The trial, which started on March 27th, centres on E&Y's work for a Chinese company called Standard Water. E&Y resigned as auditor in 2009, forcing the company to abandon its plans for a Hong Kong listing. The local Securities and Futures Commission launched an investigation and repeatedly asked E&Y for its records. The accounting firm refused, arguing that its Chinese affiliate - which did most of the work - is bound by rules preventing mainland auditors from handing over documents to other regulators. The SFC also appealed to Chinese authorities, apparently without success.
Chinese regulators may feel that helping the SFC would weaken their hand in a broader battle with the United States. The US Securities and Exchange Commission has targeted the Chinese affiliates of five big accounting firms for failing to hand over information on their clients. If the dispute isn't resolved, the SEC could refuse to recognise Chinese auditors - effectively forcing all Chinese companies with U.S. listings to abandon the country's exchanges. So far, China has refused to bend.

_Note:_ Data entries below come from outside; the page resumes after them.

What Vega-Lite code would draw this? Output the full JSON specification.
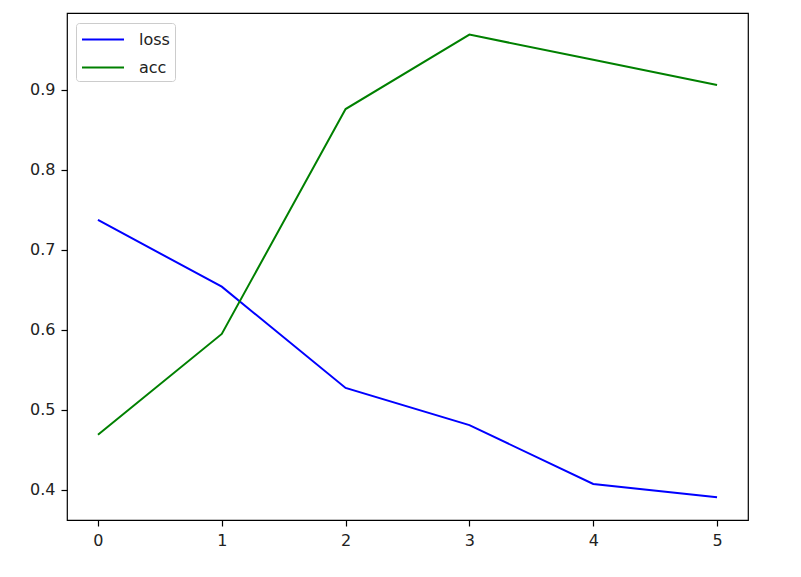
{
  "$schema": "https://vega.github.io/schema/vega-lite/v6.json",
  "width": 681,
  "height": 507,
  "autosize": {"type": "none"},
  "padding": {"left": 67, "top": 13, "right": 53, "bottom": 57},
  "background": "white",
  "config": {
    "view": {"stroke": "black", "strokeWidth": 1.2},
    "font": "DejaVu Sans",
    "axis": {
      "grid": false,
      "domain": false,
      "tickColor": "black",
      "tickSize": 6,
      "tickWidth": 1.2,
      "labelFont": "DejaVu Sans",
      "labelFontSize": 16,
      "labelColor": "#222222",
      "labelPadding": 6,
      "title": null
    }
  },
  "data": {
    "values": [
      {"epoch": 0, "series": "loss", "value": 0.7375},
      {"epoch": 1, "series": "loss", "value": 0.654},
      {"epoch": 2, "series": "loss", "value": 0.5275},
      {"epoch": 3, "series": "loss", "value": 0.481},
      {"epoch": 4, "series": "loss", "value": 0.4075},
      {"epoch": 5, "series": "loss", "value": 0.391},
      {"epoch": 0, "series": "acc", "value": 0.469},
      {"epoch": 1, "series": "acc", "value": 0.595},
      {"epoch": 2, "series": "acc", "value": 0.876},
      {"epoch": 3, "series": "acc", "value": 0.969},
      {"epoch": 4, "series": "acc", "value": 0.9375},
      {"epoch": 5, "series": "acc", "value": 0.906}
    ]
  },
  "mark": {"type": "line", "strokeWidth": 2, "clip": true},
  "encoding": {
    "x": {
      "field": "epoch",
      "type": "quantitative",
      "scale": {"domain": [-0.25, 5.25], "nice": false, "zero": false},
      "axis": {"values": [0, 1, 2, 3, 4, 5], "format": "d", "orient": "bottom"}
    },
    "y": {
      "field": "value",
      "type": "quantitative",
      "scale": {"domain": [0.3625, 0.996], "nice": false, "zero": false},
      "axis": {"values": [0.4, 0.5, 0.6, 0.7, 0.8, 0.9], "format": ".1f"}
    },
    "color": {
      "field": "series",
      "type": "nominal",
      "sort": ["loss", "acc"],
      "scale": {"domain": ["loss", "acc"], "range": ["#0000ff", "#008000"]},
      "legend": {
        "title": null,
        "orient": "none",
        "legendX": 9,
        "legendY": 10,
        "symbolType": "M-1,0H3",
        "symbolSize": 441,
        "symbolStrokeWidth": 2,
        "symbolFillColor": "transparent",
        "labelFontSize": 16,
        "labelFont": "DejaVu Sans",
        "labelColor": "#222222",
        "labelOffset": 35,
        "rowPadding": 8,
        "padding": 5,
        "fillColor": "white",
        "strokeColor": "#cccccc",
        "cornerRadius": 3
      }
    }
  }
}
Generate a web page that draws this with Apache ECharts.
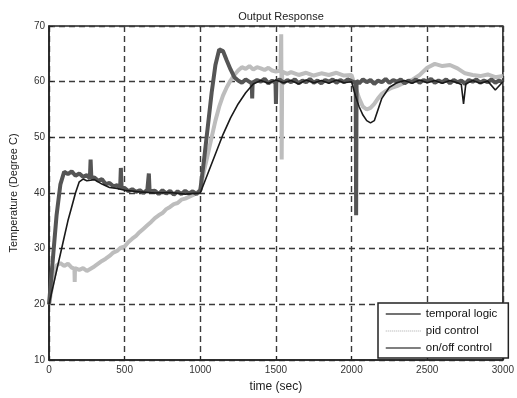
<!DOCTYPE html>
<html>
<head>
<meta charset="utf-8">
<script src="https://cdn.jsdelivr.net/npm/echarts@6/dist/echarts.min.js"></script>
<style>
  html, body { margin: 0; padding: 0; background: #fff; }
  #chart { width: 517px; height: 398px; }
</style>
</head>
<body>
<div id="chart"></div>
<script>
// Axis ticks
const timeTicks = [0, 500, 1000, 1500, 2000, 2500, 3000];
const tempTicks = [10, 20, 30, 40, 50, 60, 70];

// Measured responses: [time (sec), temperature (degree C)]
const temporalLogic = [
  [0,20],[25,23],[50,26],[75,29],[100,32],[125,35],[150,37.5],[175,40],[200,42],
  [225,42.5],[250,42.2],[300,42.4],[350,41.6],[400,41],[450,40.8],[500,40.5],
  [600,40.2],[700,40],[800,40.1],[900,39.8],[1000,40],[1050,43.5],[1100,47],
  [1150,50.5],[1200,53.5],[1250,56],[1300,58],[1350,59.6],[1400,60.2],[1450,59.7],
  [1500,60.3],[1550,59.8],[1600,60.2],[1650,59.6],[1700,60.3],[1750,59.8],[1800,60.2],
  [1850,59.7],[1900,60.3],[1950,59.8],[2000,60],[2025,57.5],[2050,55.5],[2075,54],
  [2100,53],[2125,52.6],[2150,53],[2175,55],[2200,57],[2225,58],[2250,59],[2300,59.8],
  [2350,60.2],[2400,59.7],[2450,60.3],[2500,59.8],[2550,60.2],[2600,59.7],[2650,60.2],
  [2700,59.8],[2725,59.5],[2740,56],[2755,59.6],[2800,60.2],[2850,59.7],[2900,60.1],
  [2950,58.5],[3000,60]
];

const pidControl = [
  [0,20],[25,24],[50,27],[75,27.4],[100,26.9],[125,27.3],[150,26.6],[168,26.4],[170,24],
  [172,26.5],[200,26.2],[225,26.5],[250,26],[275,26.4],[300,26.8],[325,27.3],[350,27.8],
  [375,28.2],[400,28.7],[425,29.3],[450,29.6],[475,30.2],[500,30.4],[525,31.2],[550,31.8],
  [575,32.3],[600,33],[625,33.6],[650,34.2],[675,34.8],[700,35.5],[725,36],[750,36.4],
  [775,37.1],[800,37.5],[825,38],[850,38.2],[875,38.8],[900,39],[925,39.3],[950,39.6],
  [975,40],[1000,40.5],[1025,44],[1050,47],[1075,50],[1100,53],[1125,55.5],[1150,57.5],
  [1175,59],[1200,60.2],[1225,61.2],[1250,62],[1275,62.6],[1300,62.3],[1325,62.8],
  [1350,62.2],[1375,62.6],[1400,62.4],[1425,62.1],[1450,62.5],[1475,62],[1500,61.8],
  [1530,62],[1535,68.5],[1538,46],[1541,61.8],[1575,61.4],[1600,61.7],[1650,61.2],
  [1700,61.6],[1750,61.1],[1800,61.5],[1850,61.2],[1900,61.6],[1950,61.1],[2000,61.2],
  [2025,59],[2050,57],[2075,55.5],[2100,55],[2125,55.3],[2150,56],[2175,57],[2200,57.8],
  [2225,58.3],[2250,58.7],[2275,59],[2300,59.2],[2350,59.8],[2400,60.3],[2450,61.2],
  [2500,62.5],[2550,63.2],[2600,62.8],[2650,63],[2700,62.4],[2750,61.5],[2800,61.2],
  [2850,61],[2900,61.3],[2950,60.8],[3000,61]
];

const onOffControl = [
  [0,20],[25,28],[50,36],[75,41.5],[100,43.8],[125,43.4],[150,43.9],[175,43.1],[200,43.5],
  [225,42.9],[250,43.2],[270,42.6],[275,46],[280,42.7],[300,42.8],[325,42.2],[350,42.5],
  [375,41.6],[400,41.8],[425,41.2],[450,41.4],[470,40.8],[475,44.5],[480,40.9],[500,40.9],
  [525,40.3],[550,40.7],[575,40.2],[600,40.5],[625,40],[650,40.6],[660,43.5],[665,40.3],
  [700,40.4],[725,39.8],[750,40.5],[775,39.9],[800,40.4],[825,39.7],[850,40.3],[875,39.8],
  [900,40.4],[925,39.9],[950,40.3],[975,39.8],[1000,40.5],[1025,46],[1050,52],[1075,58],
  [1100,63],[1125,65.8],[1150,65.5],[1175,63.8],[1200,62.2],[1225,60.8],[1250,60.2],
  [1275,59.8],[1300,60.4],[1340,59.7],[1343,57],[1346,59.8],[1375,60.3],[1400,60],
  [1425,60.5],[1450,59.7],[1475,60.2],[1497,59.8],[1500,56],[1503,60.1],[1525,60.4],
  [1550,59.8],[1575,60.3],[1600,59.9],[1625,60.4],[1650,59.7],[1675,60.2],[1700,59.9],
  [1725,60.5],[1750,59.8],[1775,60.2],[1800,59.7],[1825,60.3],[1850,60],[1875,60.4],
  [1900,59.8],[1925,60.3],[1950,59.9],[1975,60.4],[2000,60.1],[2027,59.8],[2030,36],
  [2033,60.2],[2050,59.7],[2075,60.4],[2100,59.9],[2125,60.3],[2150,59.6],[2175,60.2],
  [2200,59.9],[2225,60.5],[2250,59.8],[2275,60.3],[2300,60],[2325,60.4],[2350,59.7],
  [2375,60.2],[2400,59.9],[2425,60.4],[2450,59.8],[2475,60.3],[2500,60],[2525,60.5],
  [2550,59.8],[2575,60.2],[2600,59.9],[2625,60.4],[2650,59.7],[2675,60.3],[2700,59.9],
  [2725,60.2],[2750,59.6],[2775,60.3],[2800,60],[2825,60.4],[2850,59.8],[2875,60.2],
  [2900,59.9],[2925,60.4],[2950,59.8],[2975,60.2],[3000,59.9]
];

const chart = echarts.init(document.getElementById('chart'), null, { renderer: 'canvas' });
const FONT = 'Liberation Sans';
const gridLine = { show: true, lineStyle: { color: '#3a3a3a', width: 1.4, type: [6, 4] } };

chart.setOption({
  animation: false,
  backgroundColor: '#fff',
  textStyle: { fontFamily: FONT },
  title: {
    text: 'Output Response',
    left: 276, top: 6, textAlign: 'center',
    textStyle: { fontSize: 11, fontWeight: 'normal', color: '#222', fontFamily: FONT }
  },
  grid: {
    left: 45, right: 9, top: 26, bottom: 35,
    show: true, borderColor: '#222', borderWidth: 1.5, backgroundColor: '#fff'
  },
  legend: {
    show: true,
    orient: 'vertical',
    left: 378, top: 303,
    backgroundColor: '#fff',
    borderColor: '#222', borderWidth: 1.5,
    padding: [5, 11, 4, 7],
    itemGap: 5, itemWidth: 35, itemHeight: 12,
    itemStyle: { opacity: 0 },
    lineStyle: { width: 1.5 },
    textStyle: { fontSize: 11.5, color: '#111', fontFamily: FONT },
    data: [
      { name: 'temporal logic', lineStyle: { color: '#444' } },
      { name: 'pid control', lineStyle: { type: 'dotted', width: 1, color: '#aaa' } },
      { name: 'on/off control', lineStyle: { color: '#555' } }
    ],
    z: 10
  },
  xAxis: {
    type: 'value', min: 0, max: 3000, interval: 500,
    name: 'time (sec)', nameLocation: 'middle', nameGap: 21,
    nameTextStyle: { fontSize: 12, color: '#222' },
    axisLine: { show: true, lineStyle: { color: '#222', width: 1.5 } },
    axisTick: { show: true, inside: true, length: 4, lineStyle: { color: '#222' } },
    axisLabel: { fontSize: 10, color: '#333', margin: 5,
      formatter: v => timeTicks.includes(v) ? String(v) : '' },
    splitLine: gridLine
  },
  yAxis: {
    type: 'value', min: 10, max: 70, interval: 10,
    name: 'Temperature (Degree C)', nameLocation: 'middle', nameGap: 30, nameRotate: 90,
    nameTextStyle: { fontSize: 11, color: '#222' },
    axisLine: { show: true, lineStyle: { color: '#222', width: 1.5 } },
    axisTick: { show: true, inside: true, length: 4, lineStyle: { color: '#222' } },
    axisLabel: { fontSize: 10, color: '#333', margin: 4,
      formatter: v => tempTicks.includes(v) ? String(v) : '' },
    splitLine: gridLine
  },
  series: [
    {
      name: 'pid control', type: 'line', data: pidControl, symbol: 'none', z: 2,
      itemStyle: { color: '#bdbdbd' },
      lineStyle: { color: '#bdbdbd', width: 4 }
    },
    {
      name: 'on/off control', type: 'line', data: onOffControl, symbol: 'none', z: 3,
      itemStyle: { color: '#555555' },
      lineStyle: { color: '#555555', width: 4 }
    },
    {
      name: 'temporal logic', type: 'line', data: temporalLogic, symbol: 'none', z: 4,
      itemStyle: { color: '#1a1a1a' },
      lineStyle: { color: '#1a1a1a', width: 1.6 }
    }
  ]
});
</script>
</body>
</html>
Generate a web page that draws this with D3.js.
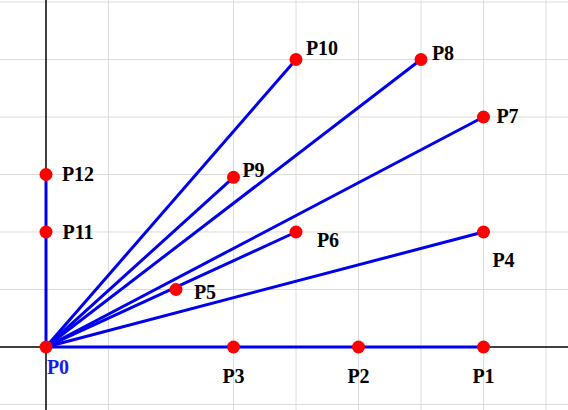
<!DOCTYPE html>
<html><head><meta charset="utf-8">
<script src="https://cdn.jsdelivr.net/npm/d3@7"></script>
<style>body{margin:0;background:#fff;overflow:hidden}
text.lbl{font-family:'Liberation Serif','Times New Roman','DejaVu Serif',serif;font-weight:bold;font-size:20px}</style>
</head><body>
<script>
const names = ['P0','P1','P2','P3','P4','P5','P6','P7','P8','P9','P10','P11','P12']
const xs = [0,7,5,3,7,2.08,4,7,6,3,4,0,0]
const ys = [0,0,0,0,2,1,2,4,5,2.95,5,2,3]
const segmentEnds = ['P1','P4','P6','P7','P8','P9','P10','P12']
const gridX = [-1,1,3,4,5,6,7,8]
const gridY = [-1,1,2,3,4,5,6]

const width = 568, height = 410
const x = d3.scaleLinear().domain([-0.736, 8.352]).range([0, width])
const y = d3.scaleLinear().domain([-1.096, 6.035]).range([height, 0])

const pts = names.map((n, i) => ({name: n, x: xs[i], y: ys[i]}))
const byName = Object.fromEntries(pts.map(p => [p.name, p]))

// label offsets
const off = {P0:[12,27],P1:[0,36],P2:[0,36],P3:[0,36],P4:[20,35],P5:[29,10],P6:[32,15],
    P7:[24,6],P8:[22,0],P9:[20,0],P10:[26,-5],P11:[32,7],P12:[32,7]}

const svg = d3.select('body').append('svg').attr('width', width).attr('height', height)

svg.append('g').selectAll('line').data(gridX).enter().append('line')
    .attr('x1', d => x(d)).attr('x2', d => x(d)).attr('y1', 0).attr('y2', height)
    .attr('stroke', '#dcdcdc').attr('stroke-width', 1)
svg.append('g').selectAll('line').data(gridY).enter().append('line')
    .attr('y1', d => y(d)).attr('y2', d => y(d)).attr('x1', 0).attr('x2', width)
    .attr('stroke', '#dcdcdc').attr('stroke-width', 1)

svg.append('line').attr('x1', x(0)).attr('x2', x(0)).attr('y1', 0).attr('y2', height)
    .attr('stroke', '#000').attr('stroke-width', 1.5)
svg.append('line').attr('y1', y(0)).attr('y2', y(0)).attr('x1', 0).attr('x2', width)
    .attr('stroke', '#000').attr('stroke-width', 1.5)

svg.append('g').selectAll('line').data(segmentEnds).enter().append('line')
    .attr('x1', x(0)).attr('y1', y(0))
    .attr('x2', d => x(byName[d].x)).attr('y2', d => y(byName[d].y))
    .attr('stroke', '#0000ee').attr('stroke-width', 3)

svg.append('g').selectAll('circle').data(pts).enter().append('circle')
    .attr('cx', d => x(d.x)).attr('cy', d => y(d.y)).attr('r', 6.5)
    .attr('fill', '#ff0000')

svg.append('g').selectAll('text').data(pts).enter().append('text')
    .attr('class', 'lbl')
    .attr('x', d => x(d.x) + off[d.name][0]).attr('y', d => y(d.y) + off[d.name][1])
    .attr('text-anchor', 'middle')
    .attr('fill', d => d.name === 'P0' ? '#1a1aee' : '#000')
    .text(d => d.name)
</script>
</body></html>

This puts Hong Kong in a bind. It can hardly take a similarly hard-line approach and force Chinese companies to delist: they make up more than half of the value of Hong Kong-listed stocks. But backing down would undermine both the SFC's reputation and Hong Kong's standing with international investors.
China, too, has little to gain from cutting off access to Hong Kong: with domestic stock markets effectively closed to new entrants, the former colony is one of the few outlets for mainland companies seeking to raise capital. That suggests that China and Hong Kong will eventually work out some kind of compromise. But as long as the U.S. standoff remains unresolved Hong Kong - and Ernst & Young - could be in an uncomfortable spot.